Senser – How To Do Battle

Rewind to the mid nineties and the mere mention of the name Senser would bring an enthusiastic response from true rock fans. They took the UK by storm with their debut album ‘Stacked Up’ in 1994, their eclectic influences and aggressive sound combined with their politically charged lyrics drew comparisons to the likes of the mighty Rage Against The Machine. An excellent debut album and an impressive touring resume seemed to be the beginning of something great for Senser. Unfortunately, friction and musical differences reared their ugly heads, and the band gently fell away, a couple more releases then band was all but forgotten.
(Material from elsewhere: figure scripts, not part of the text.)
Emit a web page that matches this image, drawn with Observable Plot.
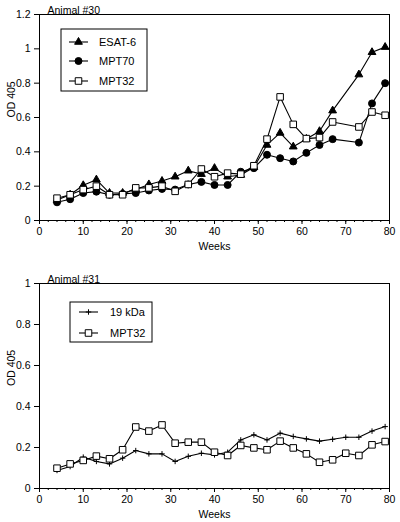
<!DOCTYPE html>
<html><head><meta charset="utf-8">
<script src="https://cdn.jsdelivr.net/npm/d3@7"></script>
<script src="https://cdn.jsdelivr.net/npm/@observablehq/plot@0.6"></script>
<style>
body{margin:0;background:#fff;}
#chart{width:400px;height:522px;}
svg{display:block;}
</style>
</head><body><div id="chart"></div>
<script>
// ---- data: Animal #30 ----
const weeks30 = [4,7,10,13,16,19,22,25,28,31,34,37,40,43,46,49,52,55,58,61,64,67,73,76,79];
const esat6_30 = [0.12,0.15,0.205,0.238,0.16,0.16,0.18,0.21,0.23,0.255,0.29,0.27,0.305,0.255,0.265,0.31,0.44,0.51,0.43,0.475,0.52,0.64,0.85,0.98,1.01];
const mpt70_30 = [0.106,0.124,0.16,0.168,0.15,0.155,0.16,0.175,0.184,0.18,0.21,0.225,0.207,0.207,0.284,0.305,0.383,0.363,0.344,0.394,0.44,0.474,0.454,0.682,0.80];
const mpt32_30 = [0.13,0.15,0.18,0.20,0.15,0.15,0.19,0.19,0.20,0.17,0.21,0.30,0.255,0.276,0.27,0.319,0.474,0.72,0.56,0.477,0.483,0.574,0.545,0.632,0.613];
// ---- data: Animal #31 ----
const weeks31 = [4,7,10,13,16,19,22,25,28,31,34,37,40,43,46,49,52,55,58,61,64,67,70,73,76,79];
const kda19_31 = [0.088,0.107,0.153,0.132,0.12,0.148,0.185,0.169,0.169,0.132,0.157,0.172,0.164,0.177,0.237,0.262,0.237,0.27,0.254,0.242,0.231,0.24,0.25,0.25,0.28,0.302];
const mpt32_31 = [0.099,0.12,0.137,0.158,0.145,0.189,0.30,0.28,0.31,0.221,0.226,0.226,0.177,0.161,0.21,0.198,0.189,0.231,0.198,0.169,0.128,0.14,0.172,0.161,0.213,0.229];
// ---- ticks / labels ----
const xTicks = [0,10,20,30,40,50,60,70,80];
const xMinorTicks = d3.range(0, 81, 2);
const yTicks30 = [0,0.2,0.4,0.6,0.8,1,1.2];
const yTicks31 = [0,0.2,0.4,0.6,0.8,1];
const xLabel = "Weeks";
const yLabel = "OD 405";

const FONT = "'Liberation Sans', Arial, Helvetica, sans-serif";
const symbolStyles = {
  "triangle": {fill: "black", stroke: "black", r: 2.9, d3sym: d3.symbolTriangle},
  "circle": {fill: "black", stroke: "black", r: 3.5, d3sym: d3.symbolCircle},
  "square": {fill: "white", stroke: "black", r: 3.7, d3sym: d3.symbolSquare},
  "plus": {fill: "none", stroke: "black", r: 1.9, d3sym: d3.symbolPlus}
};

function panel({title, weeks, series, yMax, yTicks, height, marginTop, marginBottom, legend}) {
  const data = series.flatMap(s => s.values.map((v, i) => ({week: weeks[i], od: v, name: s.name})));
  const marks = [
    Plot.frame({stroke: "black", strokeWidth: 1}),
    Plot.axisX(xMinorTicks, {tickSize: 2, tickFormat: () => "", label: null}),
    Plot.axisX(xTicks, {tickSize: 4, tickPadding: 3, label: null, fontSize: 10.5}),
    Plot.axisY(yTicks, {tickSize: 5, tickPadding: 4, tickFormat: d3.format("~g"), label: null, fontSize: 10.5}),
    Plot.text([xLabel], {frameAnchor: "bottom", dy: 26, lineAnchor: "middle", fontSize: 10.5, text: d => d}),
    Plot.text([yLabel], {frameAnchor: "left", dx: -28, rotate: -90, lineAnchor: "middle", fontSize: 10.5, text: d => d}),
    Plot.text([title], {frameAnchor: "top-left", dx: 8, dy: -1, lineAnchor: "bottom", textAnchor: "start", fontSize: 10.5, text: d => d}),
    Plot.line(data, {x: "week", y: "od", z: "name", stroke: "black", strokeWidth: 1.1})
  ];
  for (const s of series) {
    const st = symbolStyles[s.symbol];
    marks.push(Plot.dot(data.filter(d => d.name === s.name), {
      x: "week", y: "od", symbol: s.symbol, r: st.r, fill: st.fill, stroke: st.stroke, strokeWidth: 1
    }));
  }
  const svg = Plot.plot({
    width: 400, height,
    marginLeft: 39, marginRight: 11, marginTop, marginBottom,
    style: {fontFamily: FONT, fontSize: "10.5px", color: "black", background: "white"},
    x: {domain: [0, 80]},
    y: {domain: [0, yMax]},
    marks
  });
  // legend box
  const g = d3.select(svg).append("g").attr("text-anchor", "start");
  g.append("rect").attr("x", legend.x).attr("y", legend.y).attr("width", legend.w).attr("height", legend.h)
    .attr("fill", "white").attr("stroke", "black").attr("stroke-width", 1);
  series.forEach((s, i) => {
    const y = legend.items[i];
    const st = symbolStyles[s.symbol];
    g.append("line").attr("x1", legend.lx1).attr("x2", legend.lx2).attr("y1", y).attr("y2", y)
      .attr("stroke", "black").attr("stroke-width", 1.1);
    g.append("path").attr("transform", `translate(${(legend.lx1 + legend.lx2) / 2},${y})`)
      .attr("d", d3.symbol(st.d3sym, Math.PI * st.r * st.r)())
      .attr("fill", st.fill).attr("stroke", st.stroke).attr("stroke-width", 1);
    g.append("text").attr("x", legend.tx).attr("y", y).attr("dy", "0.35em")
      .attr("text-anchor", "start")
      .attr("font-size", 11).attr("font-family", FONT).attr("fill", "black").text(s.name);
  });
  return svg;
}

const root = document.getElementById("chart");
root.append(panel({
  title: "Animal #30",
  weeks: weeks30,
  series: [
    {name: "ESAT-6", values: esat6_30, symbol: "triangle"},
    {name: "MPT70", values: mpt70_30, symbol: "circle"},
    {name: "MPT32", values: mpt32_30, symbol: "square"}
  ],
  yMax: 1.2, yTicks: yTicks30, height: 261, marginTop: 14, marginBottom: 41,
  legend: {x: 61, y: 29, w: 86, h: 62, items: [42, 61, 81], lx1: 69, lx2: 88, tx: 99}
}));
root.append(panel({
  title: "Animal #31",
  weeks: weeks31,
  series: [
    {name: "19 kDa", values: kda19_31, symbol: "plus"},
    {name: "MPT32", values: mpt32_31, symbol: "square"}
  ],
  yMax: 1, yTicks: yTicks31, height: 261, marginTop: 22, marginBottom: 34,
  legend: {x: 70, y: 41, w: 82, h: 40, items: [51, 72], lx1: 79, lx2: 98, tx: 110}
}));
</script>
</body></html>
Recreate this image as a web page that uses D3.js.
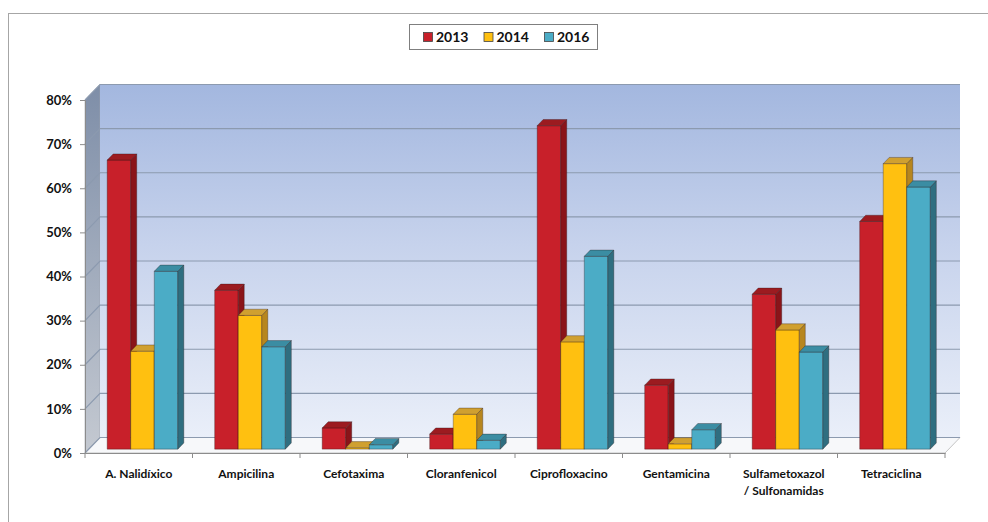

After what’s been years in the wilderness, what started as whispers has grown into excited chatter about ‘How To Do Battle’, the new album from Senser.

‘Wake Up, You’re On Fire,’ is a suitably ominous instrumental opener to the album, before the familiar heavy guitars and rhythms of ‘Resistance Now’ burst out from the stereo. ‘Brightest Rays’ takes the pace off, and provides a sweet sounding exploration of sound. ’2 3 Clear’ begins the new assault, with a fat bassline and driving beats, and ‘End Of The World Show’ adds a guitar crunch to this theory, interrupted by ‘Dictator Bling’ with incorporates cool grooves and breaks.

The slightly disjointed ‘Smoking Paranoia’ and it’s extended outro ‘Sandhurst in Zero G’ lead into ‘So Refined’ which offers something heavy, but seems somewhat restrained. ‘Hex’ and ‘Fairytale’ play more with sounds and feel. ‘Lights Out’ injects some rock back into proceedings before ‘Arturo’ ends the album in the same vain as ‘Wake Up, You’re On Fire’ opened it.

The eclectic influences draw the music in so many different directions that ‘How To Do Battle’ becomes confused and lacks real impact. It’s hard to see this album having the same effect that their debut did fifteen years ago. That said, ‘How To Do Battle,’ like ‘Stacked Up’ before it has offered the scene something different, while ‘Resistance Now’ captured our imaginations.